**Work to do:**
Your copy of the material must match it exactly, except that pictures are dropped.

— start of Recorded information —

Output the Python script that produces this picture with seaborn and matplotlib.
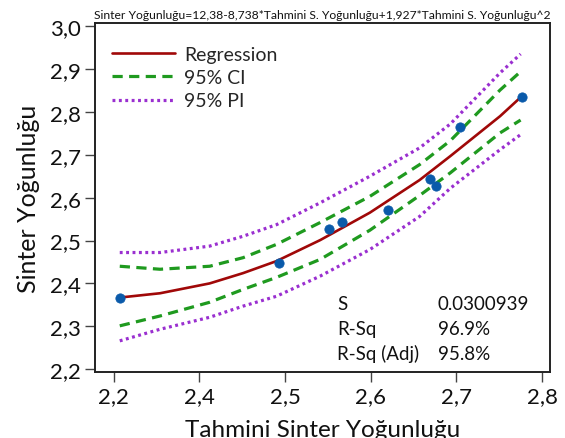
import matplotlib
matplotlib.use("Agg")
import matplotlib.pyplot as plt
import pandas as pd
import seaborn as sns

# observed points (predicted vs measured sinter density)
obs_x = [2.307, 2.493, 2.551, 2.566, 2.620, 2.669, 2.676, 2.704, 2.777]
obs_y = [2.367, 2.447, 2.528, 2.544, 2.572, 2.644, 2.628, 2.765, 2.835]

# curves
curve_x = [2.307, 2.354, 2.412, 2.451, 2.490, 2.541, 2.599, 2.657, 2.693, 2.751, 2.775]
fit_y = [2.367, 2.377, 2.400, 2.424, 2.452, 2.501, 2.565, 2.641, 2.697, 2.790, 2.834]
ci_hi = [2.440, 2.433, 2.440, 2.460, 2.491, 2.542, 2.603, 2.677, 2.733, 2.851, 2.894]
ci_lo = [2.301, 2.324, 2.356, 2.386, 2.414, 2.456, 2.524, 2.605, 2.658, 2.751, 2.781]
pi_hi = [2.472, 2.472, 2.487, 2.510, 2.537, 2.588, 2.650, 2.716, 2.772, 2.891, 2.935]
pi_lo = [2.266, 2.293, 2.321, 2.347, 2.370, 2.417, 2.479, 2.556, 2.622, 2.712, 2.747]

x_ticks = [2.3, 2.4, 2.5, 2.6, 2.7, 2.8]
x_tick_labels = ["2,2", "2,4", "2,5", "2,6", "2,7", "2,8"]
y_ticks = [2.2, 2.3, 2.4, 2.5, 2.6, 2.7, 2.8, 2.9, 3.0]
y_tick_labels = ["2,2", "2,3", "2,4", "2,5", "2,6", "2,7", "2,8", "2,9", "3,0"]

stats_names = ["S", "R-Sq", "R-Sq (Adj)"]
stats_values = ["0.0300939", "96.9%", "95.8%"]

TITLE = "Sinter Yoğunluğu=12,38-8,738*Tahmini S. Yoğunluğu+1,927*Tahmini S. Yoğunluğu^2"

RED = "#a00808"
GREEN = "#1f9a1f"
PURPLE = "#9a2fd0"
BLUE = "#0a5aaa"

sns.set_theme(style="white")
plt.rcParams["font.family"] = ["Lato", "DejaVu Sans"]

fig, ax = plt.subplots(figsize=(5.65, 4.39), dpi=100)
fig.subplots_adjust(left=0.168, right=0.973, top=0.945, bottom=0.150)

curves = pd.DataFrame({"x": curve_x, "fit": fit_y, "ci_hi": ci_hi, "ci_lo": ci_lo,
                       "pi_hi": pi_hi, "pi_lo": pi_lo})

sns.lineplot(data=curves, x="x", y="fit", color=RED, lw=1.9, ax=ax, label="Regression")
sns.lineplot(data=curves, x="x", y="ci_hi", color=GREEN, lw=2.3, ax=ax, label="95% CI")
sns.lineplot(data=curves, x="x", y="ci_lo", color=GREEN, lw=2.3, ax=ax)
sns.lineplot(data=curves, x="x", y="pi_hi", color=PURPLE, lw=2.3, ax=ax, label="95% PI")
sns.lineplot(data=curves, x="x", y="pi_lo", color=PURPLE, lw=2.3, ax=ax)

lines = ax.get_lines()
for ln in lines[1:3]:
    ln.set_linestyle((0, (3.2, 2.0)))
for ln in lines[3:5]:
    ln.set_linestyle((0, (0.9, 1.1)))

sns.scatterplot(x=obs_x, y=obs_y, color=BLUE, s=45, edgecolor=BLUE, zorder=5, ax=ax)

ax.set_xlim(2.278, 2.809)
ax.set_ylim(2.193, 3.007)
ax.set_xticks(x_ticks)
ax.set_xticklabels(x_tick_labels)
ax.set_yticks(y_ticks)
ax.set_yticklabels(y_tick_labels)
ax.tick_params(axis="both", which="major", direction="out", length=7, width=1.0,
               color="#444444", labelsize=16, labelcolor="#111111", pad=3,
               bottom=True, left=True, top=False, right=False)

for sp in ax.spines.values():
    sp.set_visible(True)
    sp.set_color("#222222")
    sp.set_linewidth(1.4)

ax.set_xlabel("Tahmini Sinter Yoğunluğu", fontsize=17.5, color="#111111", labelpad=9)
ax.set_ylabel("Sinter Yoğunluğu", fontsize=18, color="#111111", labelpad=7)
ax.set_title(TITLE, fontsize=8.7, color="#111111", pad=4)

ax.legend(handles=[lines[0], lines[1], lines[3]], labels=["Regression", "95% CI", "95% PI"],
          loc="upper left", frameon=False, fontsize=14, handlelength=3.2,
          handletextpad=0.5, labelspacing=0.32, borderaxespad=0.5,
          bbox_to_anchor=(0.0, 0.985))

for i, (name, val) in enumerate(zip(stats_names, stats_values)):
    yy = 0.198 - i * 0.072
    ax.text(0.532, yy, name, transform=ax.transAxes, fontsize=13.5, va="center", color="#111111")
    ax.text(0.754, yy, val, transform=ax.transAxes, fontsize=13.5, va="center", color="#111111")

fig.savefig("out.png", dpi=100)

— end of Recorded information —

**Solution to this problem:**
Output the Python script that produces this picture with seaborn and matplotlib.
import matplotlib
matplotlib.use("Agg")
import matplotlib.pyplot as plt
import pandas as pd
import seaborn as sns

# observed points (predicted vs measured sinter density)
obs_x = [2.307, 2.493, 2.551, 2.566, 2.620, 2.669, 2.676, 2.704, 2.777]
obs_y = [2.367, 2.447, 2.528, 2.544, 2.572, 2.644, 2.628, 2.765, 2.835]

# curves
curve_x = [2.307, 2.354, 2.412, 2.451, 2.490, 2.541, 2.599, 2.657, 2.693, 2.751, 2.775]
fit_y = [2.367, 2.377, 2.400, 2.424, 2.452, 2.501, 2.565, 2.641, 2.697, 2.790, 2.834]
ci_hi = [2.440, 2.433, 2.440, 2.460, 2.491, 2.542, 2.603, 2.677, 2.733, 2.851, 2.894]
ci_lo = [2.301, 2.324, 2.356, 2.386, 2.414, 2.456, 2.524, 2.605, 2.658, 2.751, 2.781]
pi_hi = [2.472, 2.472, 2.487, 2.510, 2.537, 2.588, 2.650, 2.716, 2.772, 2.891, 2.935]
pi_lo = [2.266, 2.293, 2.321, 2.347, 2.370, 2.417, 2.479, 2.556, 2.622, 2.712, 2.747]

x_ticks = [2.3, 2.4, 2.5, 2.6, 2.7, 2.8]
x_tick_labels = ["2,2", "2,4", "2,5", "2,6", "2,7", "2,8"]
y_ticks = [2.2, 2.3, 2.4, 2.5, 2.6, 2.7, 2.8, 2.9, 3.0]
y_tick_labels = ["2,2", "2,3", "2,4", "2,5", "2,6", "2,7", "2,8", "2,9", "3,0"]

stats_names = ["S", "R-Sq", "R-Sq (Adj)"]
stats_values = ["0.0300939", "96.9%", "95.8%"]

TITLE = "Sinter Yoğunluğu=12,38-8,738*Tahmini S. Yoğunluğu+1,927*Tahmini S. Yoğunluğu^2"

RED = "#a00808"
GREEN = "#1f9a1f"
PURPLE = "#9a2fd0"
BLUE = "#0a5aaa"

sns.set_theme(style="white")
plt.rcParams["font.family"] = ["Lato", "DejaVu Sans"]

fig, ax = plt.subplots(figsize=(5.65, 4.39), dpi=100)
fig.subplots_adjust(left=0.168, right=0.973, top=0.945, bottom=0.150)

curves = pd.DataFrame({"x": curve_x, "fit": fit_y, "ci_hi": ci_hi, "ci_lo": ci_lo,
                       "pi_hi": pi_hi, "pi_lo": pi_lo})

sns.lineplot(data=curves, x="x", y="fit", color=RED, lw=1.9, ax=ax, label="Regression")
sns.lineplot(data=curves, x="x", y="ci_hi", color=GREEN, lw=2.3, ax=ax, label="95% CI")
sns.lineplot(data=curves, x="x", y="ci_lo", color=GREEN, lw=2.3, ax=ax)
sns.lineplot(data=curves, x="x", y="pi_hi", color=PURPLE, lw=2.3, ax=ax, label="95% PI")
sns.lineplot(data=curves, x="x", y="pi_lo", color=PURPLE, lw=2.3, ax=ax)

lines = ax.get_lines()
for ln in lines[1:3]:
    ln.set_linestyle((0, (3.2, 2.0)))
for ln in lines[3:5]:
    ln.set_linestyle((0, (0.9, 1.1)))

sns.scatterplot(x=obs_x, y=obs_y, color=BLUE, s=45, edgecolor=BLUE, zorder=5, ax=ax)

ax.set_xlim(2.278, 2.809)
ax.set_ylim(2.193, 3.007)
ax.set_xticks(x_ticks)
ax.set_xticklabels(x_tick_labels)
ax.set_yticks(y_ticks)
ax.set_yticklabels(y_tick_labels)
ax.tick_params(axis="both", which="major", direction="out", length=7, width=1.0,
               color="#444444", labelsize=16, labelcolor="#111111", pad=3,
               bottom=True, left=True, top=False, right=False)

for sp in ax.spines.values():
    sp.set_visible(True)
    sp.set_color("#222222")
    sp.set_linewidth(1.4)

ax.set_xlabel("Tahmini Sinter Yoğunluğu", fontsize=17.5, color="#111111", labelpad=9)
ax.set_ylabel("Sinter Yoğunluğu", fontsize=18, color="#111111", labelpad=7)
ax.set_title(TITLE, fontsize=8.7, color="#111111", pad=4)

ax.legend(handles=[lines[0], lines[1], lines[3]], labels=["Regression", "95% CI", "95% PI"],
          loc="upper left", frameon=False, fontsize=14, handlelength=3.2,
          handletextpad=0.5, labelspacing=0.32, borderaxespad=0.5,
          bbox_to_anchor=(0.0, 0.985))

for i, (name, val) in enumerate(zip(stats_names, stats_values)):
    yy = 0.198 - i * 0.072
    ax.text(0.532, yy, name, transform=ax.transAxes, fontsize=13.5, va="center", color="#111111")
    ax.text(0.754, yy, val, transform=ax.transAxes, fontsize=13.5, va="center", color="#111111")

fig.savefig("out.png", dpi=100)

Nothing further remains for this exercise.